The CRESTA project uses a novel approach to exascale system co-design which focuses on the use of a small, representative set of applications to inform and guide software and systemware developments. By limiting our work to a small set of representative applications, we are developing key insights into the necessary changes to applications and system software required to compute at this scale.  In CRESTA, we recognise that incremental improvements are simply not enough and we need to look at disruptive changes to the HPC software stack from the operating system, through tools and libraries, to the applications themselves. In this talk I will present an overview of our work in this area.

Dana Knoll, LANL

Title: CoCoMANS: Computational Co-design for Multi-scale Applications in the Natural Sciences

CoCoMANS is a three year project at Los Alamos National Laboratory (LANL) intended to advanced LANL's understanding of useful computational co-design practices and processes. The exascale future will bring many challenges to current practices and processes in general large- scale computational science. The CoCoMANS project is meeting these challenges by forging a qualitatively new predictive-science capability exploiting evolving high-performance computer architectures for multiple national-security-critical application areas including materials, plasmas, and climate by simultaneously evolving the four corners of science, methods, software, and hardware in an integrated computational co-design process. We are developing new Sapplications-based, self-consistent, two-way, scale-bridging methods that have broad applicability to the targeted science. These algorithms will map well to emerging heterogeneous computing models (while concurrently guiding hardware and software to maturity), and provide the algorithmic acceleration necessary to probe new scientific challenges at unprecedented scales. Expected outcomes of the CoCoMANS project include 1) demonstrating a paradigm shift in the pursuit of world-class science at LANL by bringing a wide spectrum of pertinent expertise in the computer and natural sciences in to play; 2) delivering a documented computational co-design knowledge-base, built upon an evolving software infrastructure; 3) fostering broad, long-term research collaborations with appropriate hardware partners; and 4) deepening our understanding of, and experience-base with, consistent, two-way, scale-bridging algorithms. In this talk we will provide an overview of the CoCoMANS project and provide some results from the project to date.

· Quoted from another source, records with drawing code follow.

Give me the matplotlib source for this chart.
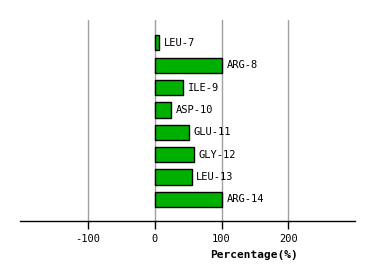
import numpy as np
import matplotlib
matplotlib.use("Agg")
import matplotlib.pyplot as plt

residues = ["LEU-7", "ARG-8", "ILE-9", "ASP-10", "GLU-11", "GLY-12", "LEU-13", "ARG-14"]
percent = [7, 101, 43, 25, 51, 59, 56, 101]
xticks = [-100, 0, 100, 200]

plt.rcParams['font.family'] = ['DejaVu Sans Mono']

W, H = 374, 280
fig = plt.figure(figsize=(W / 100, H / 100), dpi=100)
ax = fig.add_axes([20 / W, (H - 220.5) / H, 335 / W, 200.5 / H])

y = np.arange(len(residues))
ax.barh(y, percent, height=0.68, color="#00b000", edgecolor="black", linewidth=1.0, zorder=3)
for yi, v, name in zip(y, percent, residues):
    ax.annotate(name, (v, yi), xytext=(3, 0), textcoords="offset points",
                va="center", ha="left", fontsize=7.5, zorder=4)

ax.set_xlim(-202, 300)
ax.set_ylim(7.94, -1.02)
ax.set_xticks(xticks)
ax.set_xticklabels([str(t) for t in xticks], fontsize=7.5)
ax.set_yticks([])
ax.grid(axis="x", color="#a0a0a0", linewidth=1.0, zorder=0)
for s in ["top", "right", "left"]:
    ax.spines[s].set_visible(False)
ax.spines["bottom"].set_linewidth(1.0)
ax.tick_params(axis="x", length=6, width=1.0, pad=4)
ax.set_xlabel("Percentage(%)", fontsize=8, fontweight="bold")
ax.xaxis.set_label_coords((254 - 20) / 335, -0.145)

fig.savefig("out.png", dpi=100)
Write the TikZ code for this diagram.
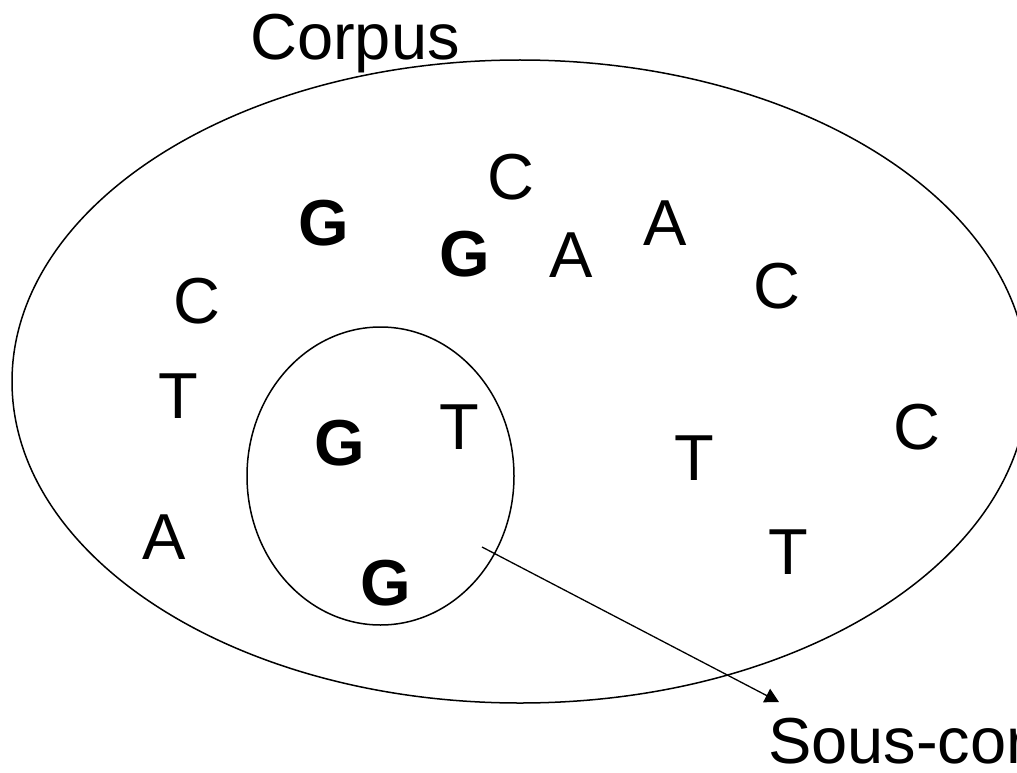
\documentclass[tikz,border=0pt]{standalone}
\usepackage{fontspec}
\setmainfont{Liberation Sans}
\usetikzlibrary{arrows.meta}
\tikzset{
  ltr/.style={inner sep=0pt, font=\fontsize{65}{65}\selectfont},
  bltr/.style={inner sep=0pt, font=\fontsize{65}{65}\selectfont\bfseries},
  lbl/.style={inner sep=0pt, anchor=base west, font=\fontsize{65}{65}\selectfont},
  ring/.style={draw=black, line width=1.5pt},
  link/.style={draw=black, line width=1.3pt, -{Triangle[length=14pt,width=15pt]}}
}
\begin{document}
\begin{tikzpicture}[x=1pt,y=-1pt]
\useasboundingbox (0,0) rectangle (1017,773);
\clip (0,0) rectangle (1017,773);
\fill[white] (0,0) rectangle (1017,773);
% ellipses
\draw[ring] (520,381.5) ellipse [x radius=508, y radius=321.5];
\draw[ring] (380.5,476) ellipse [x radius=133.5, y radius=149];
% labels
\node[lbl] (corpus) at (250,60) {Corpus};
\node[lbl] (sous) at (768,763) {Sous-corpus};
% letters
\node[ltr] (c1) at (510.5,177) {C};
\node[bltr] (g1) at (324,223.5) {G};
\node[bltr] (g2) at (464.5,254.5) {G};
\node[ltr] (a1) at (571,255) {A};
\node[ltr] (a2) at (665,223) {A};
\node[ltr] (c2) at (776.5,286) {C};
\node[ltr] (c3) at (197,301) {C};
\node[ltr] (t1) at (178,396) {T};
\node[bltr] (g3) at (340,443) {G};
\node[ltr] (t2) at (459,427) {T};
\node[ltr] (t3) at (694.5,458.5) {T};
\node[ltr] (c4) at (917,427.5) {C};
\node[ltr] (a3) at (164,537.5) {A};
\node[bltr] (g4) at (385.5,583) {G};
\node[ltr] (t4) at (788,552.5) {T};
% arrow
\coordinate (from) at (482,547);
\coordinate (to) at (779,702);
\draw[link] (from) -- (to);
\end{tikzpicture}
\end{document}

Giovanni Lapenta, KU Leuven

Title: Codesign effort centred on space weather

Space weather, the study of the highly dynamic conditions in the coupled system formed by the Sun, the Earth and the interplanetary space, provides an exciting challenge for computer science. Space weather brings together the modeling of multiple physical processes happening in a system with hugely varying local scales and with a multiplicity of concurring processes. The high variety of methods and processes provides the testing grounds for new and upcoming computer architectures. Our approach is based on taking one powerful and widely used approach, the particle in cell method, as our central reference point. We then investigate how it performs on existing and upcoming platforms, we reconsider its design and its practice of implementation with an eye towards innovative (and even revolutionary) formulations centered around co-design: can we rethink the method so that the needs, the requests and the possibility in the hardware, in the software middle-layer and in the physics itself can be combined in the best way. Insisting on algorithms and mathematical-physcs model developed in the 50's is probably not the best use of petascale and exascale. We report on our recent experience built on the best combination of algorithms (using implicit formulations) of software implementations and programming languages and the best perspectives in upcoming hardware. The work reported here is partly completed as part of the EC-FP7 networks DEEP (deep-project.eu) and SWIFF (swiff.eu) and of the Intel Exascience Lab (exascience.com).

AccEPTED Talks

Title: InifinBand CORE-Direct and Dynamically Connected Transport Service: A Hardware-Application Co-Design Case Study

Authors: Noam Bloch, Richard Graham, Gilad Shainer, Todd Wilde Mellanox Technologies

The challenges facing the High Performance Computing community, as it moves towards Exascale computing encompass the full system, starting at the hardware, and up through application software. The challenges require application software to use unprecedented levels of parallelism, using systems in constant flux, with the cost to move data at such scale, keeping within the energy budget, posing a large challenge for hardware designers. With the enormity of such challenges, it is essential that application development and hardware design be done cooperatively, to help close the gap between todays programming practices and the design constraints facing hardware designers as well as to enable application to take full advantage of the hardware capabilities. Over the past several years, Mellanox Technologies has been working in close cooperation with application developers in developing new communication technologies. CORE-Direct and the newly developed Dynamic Connected Transport being the outcome of such co-design efforts. This talk will describe these capabilities, and discuss future co-design plans.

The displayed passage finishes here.